Una moral para el desarrollo

El denominado Nuevo Orden Mundial ha cuestionado de manera violenta la organización económica, política e ideológica basada en el Estado y las economías nacionales. Se diría que ahí radican las dificultades que permanecen enraizadas en las ideas de esa antigua organización social.

A veces, la conciencia se retrasa respecto de las condiciones materiales y espirituales que modifican el quehacer humano. La historia se realiza -a pesar de voluntades individuales- a través de la voluntad social.

El atraso en la ideología, respecto de la realidad, momifica ideas que mantienen el subdesarrollo y protegen a la economía nacional y su Estado. Esta moral sobrevive parásita de estructuras tradicionales, de vínculos familiares del poder y de estériles formas de apropiación. La vacuidad moral se expresa en su disfraz de anticorrupción. También a nivel mundial.

Los principios de la ética que la historia renueva superarán estas formas de la moral que decae, usufructuaria de reconocimientos y condescendencias que todavía dan curso y cauce a una ideología estrechamente entregada a los simulacros del saber, la honestidad, la práctica ajena al desarrollo.

La corrupción es síntoma de atraso y también de necesidades modernizadoras.

La lectura de los procesos sociales es fecunda cuando es integral, desde la moral completa. Sus proclamas no deben reducirse a sanciones, penas, tormentos, condenas. La sociedad no se divide entre delincuentes y no delincuentes. Una moral del desarrollo no encubre la especulación ni el atraso, no impone falsas contradicciones.

La moralina pacata, gazmoña, semi oculta en cosméticos, colores, vestidos, señuelos y transitorios maquillajes ha devenido en la esquizofrenia del poder. Tiene el monopolio de la razón, separa a los malos de los buenos, se legitima a sí misma y ha terminado afirmando: la moral soy yo. Y yo soy quienes a mí me sirven. Lo demás no existe.

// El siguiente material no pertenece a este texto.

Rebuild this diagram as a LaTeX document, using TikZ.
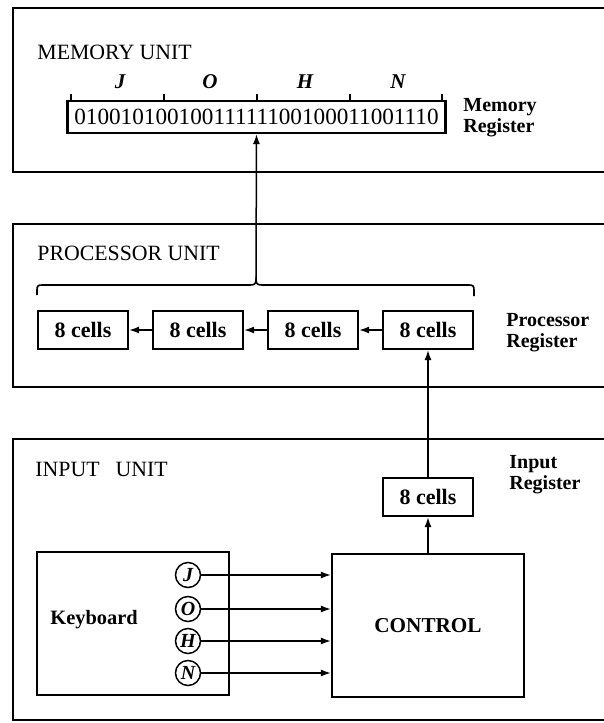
\documentclass[tikz,border=0pt]{standalone}
\usepackage{fontspec}
\setmainfont{Liberation Serif}
\usetikzlibrary{arrows.meta}
\begin{document}
\begin{tikzpicture}[x=0.5pt,y=-0.5pt,
  unitframe/.style={line width=1.4pt},
  cellbox/.style={draw,line width=1.1pt,minimum width=45pt,minimum height=19pt,inner sep=0pt,font=\fontsize{11}{12}\selectfont\bfseries},
  bigbox/.style={draw,line width=1.1pt,minimum width=96pt,minimum height=71.5pt,inner sep=0pt},
  title/.style={anchor=west,inner sep=0pt,font=\fontsize{10.9}{12}\selectfont},
  side/.style={anchor=west,inner sep=0pt,align=left,font=\fontsize{10}{10.5}\selectfont\bfseries},
  conn/.style={line width=0.75pt,-{Latex[length=5pt,width=3.5pt]}},
  key/.style={draw,circle,line width=0.75pt,minimum size=12.5pt,inner sep=0pt,font=\fontsize{10}{10}\selectfont\bfseries\itshape},
  letter/.style={inner sep=0pt,font=\fontsize{10.5}{11}\selectfont\bfseries\itshape},
  tick/.style={line width=0.8pt}]
\useasboundingbox (0,0) rectangle (604,723);

% unit frames (open on the right, cut by the picture edge)
\draw[unitframe] (604,8) -- (13,8) -- (13,172) -- (604,172);
\draw[unitframe] (604,224) -- (13,224) -- (13,387) -- (604,387);
\draw[unitframe] (604,439) -- (13,439) -- (13,720) -- (604,720);

% ---------------- memory unit
\node[title] (memtitle) at (37,52) {MEMORY UNIT};
\node[draw,line width=1.1pt,minimum width=189pt,minimum height=16pt,inner sep=0pt,
      font=\fontsize{11.6}{12}\selectfont] (memreg) at (256.5,117) {01001010010011111100100011001110};
\foreach \tx in {71,164,257,350,442}
  \draw[tick] (\tx,101) -- (\tx,94);
\node[letter] (lJ) at (120,82) {J};
\node[letter] (lO) at (210,82) {O};
\node[letter] (lH) at (305,82) {H};
\node[letter] (lN) at (398,82) {N};
\node[side] (memlab) at (463,118) {Memory\\Register};

% ---------------- processor unit
\node[title] (proctitle) at (37,253) {PROCESSOR UNIT};
\draw[line width=0.8pt] (37,295) -- (37,290) .. controls (37,286) and (38,285) .. (42,285)
  -- (250,285) .. controls (254,285) and (256,284) .. (256,280)
  .. controls (256,284) and (258,285) .. (262,285)
  -- (469,285) .. controls (473,285) and (474,286) .. (474,290) -- (474,296);
\coordinate (bracetip) at (256,280);
\draw[conn] (bracetip) -- (memreg.south);

\node[cellbox] (p1) at (83,330) {8 cells};
\node[cellbox] (p2) at (198,330) {8 cells};
\node[cellbox] (p3) at (313,330) {8 cells};
\node[cellbox] (p4) at (428,330) {8 cells};
\draw[conn] (p2.west) -- (p1.east);
\draw[conn] (p3.west) -- (p2.east);
\draw[conn] (p4.west) -- (p3.east);
\node[side] (proclab) at (506,333) {Processor\\Register};

% ---------------- input unit
\node[title] (intitle) at (35,469) {INPUT\hspace{8pt}UNIT};
\node[side] (inlab) at (509,475) {Input\\Register};
\node[cellbox] (inreg) at (428,497) {8 cells};
\node[bigbox,font=\fontsize{10.6}{12}\selectfont\bfseries] (ctrl) at (428,625.5) {CONTROL};
\node[bigbox] (kbd) at (133,623.5) {};
\node[anchor=west,inner sep=0pt,font=\fontsize{10.2}{12}\selectfont\bfseries] (kbdlab) at (50,620) {Keyboard};
\node[key] (kJ) at (188,575) {J};
\node[key] (kO) at (188,609) {O};
\node[key] (kH) at (188,641) {H};
\node[key] (kN) at (188,673) {N};
\foreach \k in {kJ,kO,kH,kN}
  \draw[conn] (\k.east) -- (\k.east -| ctrl.west);
\draw[conn] (ctrl.north) -- (inreg.south);
\draw[conn] (inreg.north) -- (p4.south);
\end{tikzpicture}
\end{document}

Esta concepción de la ética es la que fenece. Mientras tanto, recorre todo el cuerpo de la decadente democracia, y con ella el conjunto de ideas que reinan, pilares del poder especulativo, guías de medios de comunicación, cadenas del espíritu colectivo.

Esta no es la moral de la corte victoriana que inicia el fin del imperio inglés, donde todo era teatral. No. Esa simulación contaba con un antecedente de fortaleza real. En cambio, la moral de este subdesarrollado poder lleva la impronta de un tiempo de sumisión. Y unió a esa moral agónica los atuendos y ritos de su cristianismo de élite.

La senilidad de esta moral se caracteriza por la generación y manejo de los prejuicios que hacen y legitiman el cenáculo de la «virtud». Ellos establecen a quién premiar, a quién castigar.

Esta moral repleta de dobleces, es premisa de la ética de la represión, destino del despeñadero que urde el mantenimiento de este poder.

Se impone dar paso a la moral del desarrollo, ligada a la historia universal, categoría del movimiento progresista. Una moral que recoja los principios de la superación social. Una moral que dinamice la transformación, que no se detenga en los dogmas ni los intereses retrógrados que han protegido a casi todas las fuerzas gobernantes.

Aún no se establece una ética de la economía mundial naciente. Sin embargo, el desarrollo y su correspondiente moral, suponen ruptura con la estrechez de la que hoy impera. Ubicar al hombre en un escenario mas libre, con menos prohibiciones, con mayor reconocimiento de sus necesidades y aproximación al curso ineludible del nuevo estadio de la historia.

Por mucho tiempo aún, la unipolaridad militar del mundo dará vigencia a las formas ideológicas que han protegido el Estado nacional y sus transitorios esquemas económicos. Para superar este momento, a más de la ciencia y la técnica, será imprescindible incorporar la fuerza de una moral del desarrollo.